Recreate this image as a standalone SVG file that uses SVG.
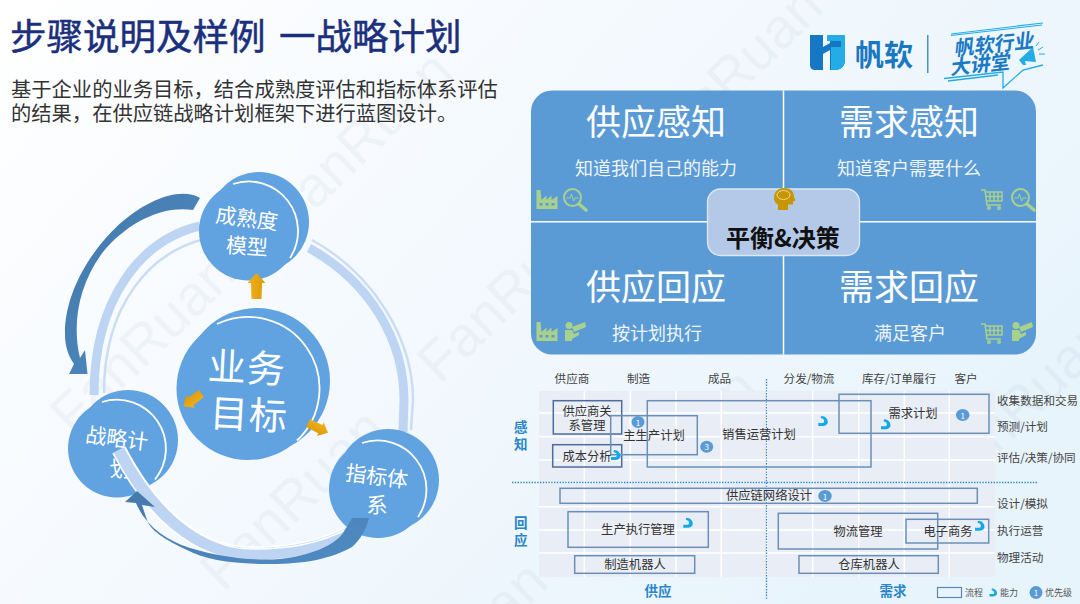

---

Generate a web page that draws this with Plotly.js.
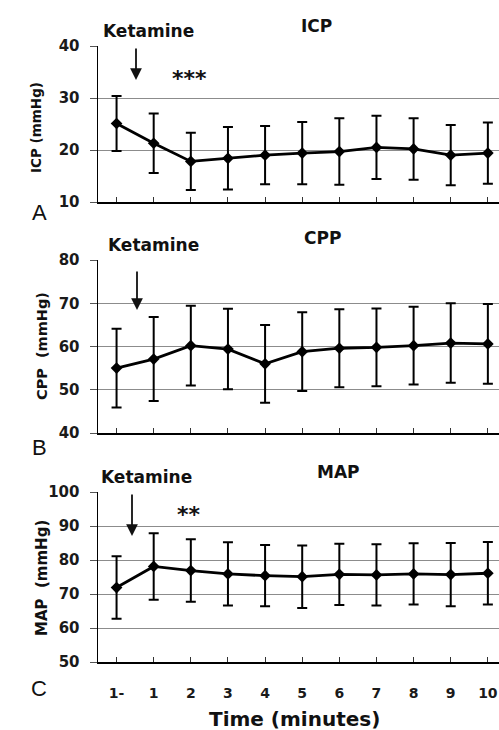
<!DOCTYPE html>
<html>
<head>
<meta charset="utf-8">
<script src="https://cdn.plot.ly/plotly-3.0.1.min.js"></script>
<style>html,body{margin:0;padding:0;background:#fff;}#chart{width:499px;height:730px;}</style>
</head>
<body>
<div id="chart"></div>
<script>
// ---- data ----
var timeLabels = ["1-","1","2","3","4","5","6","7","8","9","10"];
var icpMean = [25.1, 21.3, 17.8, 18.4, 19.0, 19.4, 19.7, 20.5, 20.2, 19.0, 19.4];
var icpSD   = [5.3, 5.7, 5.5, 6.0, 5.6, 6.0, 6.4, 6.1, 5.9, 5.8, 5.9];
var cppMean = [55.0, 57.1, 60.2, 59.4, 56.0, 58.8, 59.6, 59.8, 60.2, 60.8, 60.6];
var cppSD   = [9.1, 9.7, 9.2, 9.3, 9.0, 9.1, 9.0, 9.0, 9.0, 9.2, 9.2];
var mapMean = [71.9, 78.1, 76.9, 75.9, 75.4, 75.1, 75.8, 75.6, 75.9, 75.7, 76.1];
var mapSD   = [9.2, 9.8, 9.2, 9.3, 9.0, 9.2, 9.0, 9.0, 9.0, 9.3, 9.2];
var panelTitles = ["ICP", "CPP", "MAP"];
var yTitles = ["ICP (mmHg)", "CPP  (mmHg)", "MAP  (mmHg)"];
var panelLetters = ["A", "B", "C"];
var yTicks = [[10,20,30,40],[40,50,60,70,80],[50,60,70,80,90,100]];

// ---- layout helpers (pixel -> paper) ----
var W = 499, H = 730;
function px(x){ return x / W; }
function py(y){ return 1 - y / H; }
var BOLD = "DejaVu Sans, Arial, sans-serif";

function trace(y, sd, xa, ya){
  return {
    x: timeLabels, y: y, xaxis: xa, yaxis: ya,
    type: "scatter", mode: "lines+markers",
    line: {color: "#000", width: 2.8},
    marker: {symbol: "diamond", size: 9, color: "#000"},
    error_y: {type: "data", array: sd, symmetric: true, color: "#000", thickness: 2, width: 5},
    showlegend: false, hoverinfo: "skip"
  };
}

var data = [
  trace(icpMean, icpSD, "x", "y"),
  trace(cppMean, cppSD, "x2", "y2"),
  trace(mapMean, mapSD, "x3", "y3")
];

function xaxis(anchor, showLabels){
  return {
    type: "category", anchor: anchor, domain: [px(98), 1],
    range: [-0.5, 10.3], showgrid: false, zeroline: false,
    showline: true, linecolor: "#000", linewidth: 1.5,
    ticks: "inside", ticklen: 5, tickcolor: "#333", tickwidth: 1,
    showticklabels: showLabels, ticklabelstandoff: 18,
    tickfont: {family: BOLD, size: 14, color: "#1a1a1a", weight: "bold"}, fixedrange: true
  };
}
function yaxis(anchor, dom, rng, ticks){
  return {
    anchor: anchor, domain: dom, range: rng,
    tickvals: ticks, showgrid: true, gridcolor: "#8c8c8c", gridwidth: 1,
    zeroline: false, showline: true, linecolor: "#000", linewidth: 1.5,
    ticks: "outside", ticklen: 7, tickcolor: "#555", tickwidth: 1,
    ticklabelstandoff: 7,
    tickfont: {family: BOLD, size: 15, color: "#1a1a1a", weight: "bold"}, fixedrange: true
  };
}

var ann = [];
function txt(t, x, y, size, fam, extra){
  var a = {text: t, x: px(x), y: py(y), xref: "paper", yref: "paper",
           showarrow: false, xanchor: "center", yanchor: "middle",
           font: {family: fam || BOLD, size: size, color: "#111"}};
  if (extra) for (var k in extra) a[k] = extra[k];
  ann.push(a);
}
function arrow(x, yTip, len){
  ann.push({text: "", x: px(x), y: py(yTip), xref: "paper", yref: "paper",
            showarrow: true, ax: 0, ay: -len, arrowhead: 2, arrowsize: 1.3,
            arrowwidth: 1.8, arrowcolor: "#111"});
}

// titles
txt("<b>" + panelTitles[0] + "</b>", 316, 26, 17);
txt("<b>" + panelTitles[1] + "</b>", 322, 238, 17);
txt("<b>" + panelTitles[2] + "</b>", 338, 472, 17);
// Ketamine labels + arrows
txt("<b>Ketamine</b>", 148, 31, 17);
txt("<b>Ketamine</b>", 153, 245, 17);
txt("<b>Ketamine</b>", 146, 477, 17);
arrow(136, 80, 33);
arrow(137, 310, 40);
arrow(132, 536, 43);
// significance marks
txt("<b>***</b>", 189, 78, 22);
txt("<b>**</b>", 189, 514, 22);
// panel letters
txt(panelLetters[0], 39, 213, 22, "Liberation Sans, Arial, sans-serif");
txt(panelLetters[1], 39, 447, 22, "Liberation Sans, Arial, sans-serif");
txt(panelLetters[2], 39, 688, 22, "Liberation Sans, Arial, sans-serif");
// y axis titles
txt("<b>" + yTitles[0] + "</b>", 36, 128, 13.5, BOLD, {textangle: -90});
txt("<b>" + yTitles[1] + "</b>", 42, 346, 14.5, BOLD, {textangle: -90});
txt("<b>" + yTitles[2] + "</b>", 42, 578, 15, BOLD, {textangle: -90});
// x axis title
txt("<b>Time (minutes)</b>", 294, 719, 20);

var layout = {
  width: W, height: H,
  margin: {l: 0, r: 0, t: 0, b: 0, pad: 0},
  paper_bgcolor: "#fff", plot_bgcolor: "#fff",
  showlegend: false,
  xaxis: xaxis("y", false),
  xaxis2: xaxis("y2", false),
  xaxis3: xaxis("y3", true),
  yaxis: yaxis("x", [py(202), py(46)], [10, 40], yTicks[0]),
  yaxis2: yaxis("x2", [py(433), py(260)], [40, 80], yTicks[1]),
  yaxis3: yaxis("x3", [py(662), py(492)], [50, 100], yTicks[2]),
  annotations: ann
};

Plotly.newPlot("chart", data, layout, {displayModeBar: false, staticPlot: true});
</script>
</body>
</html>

▶ _Stated exercise_:
How many of the lines above include the string "this"? Answer with the number only.

▶ _Answer in full_:
2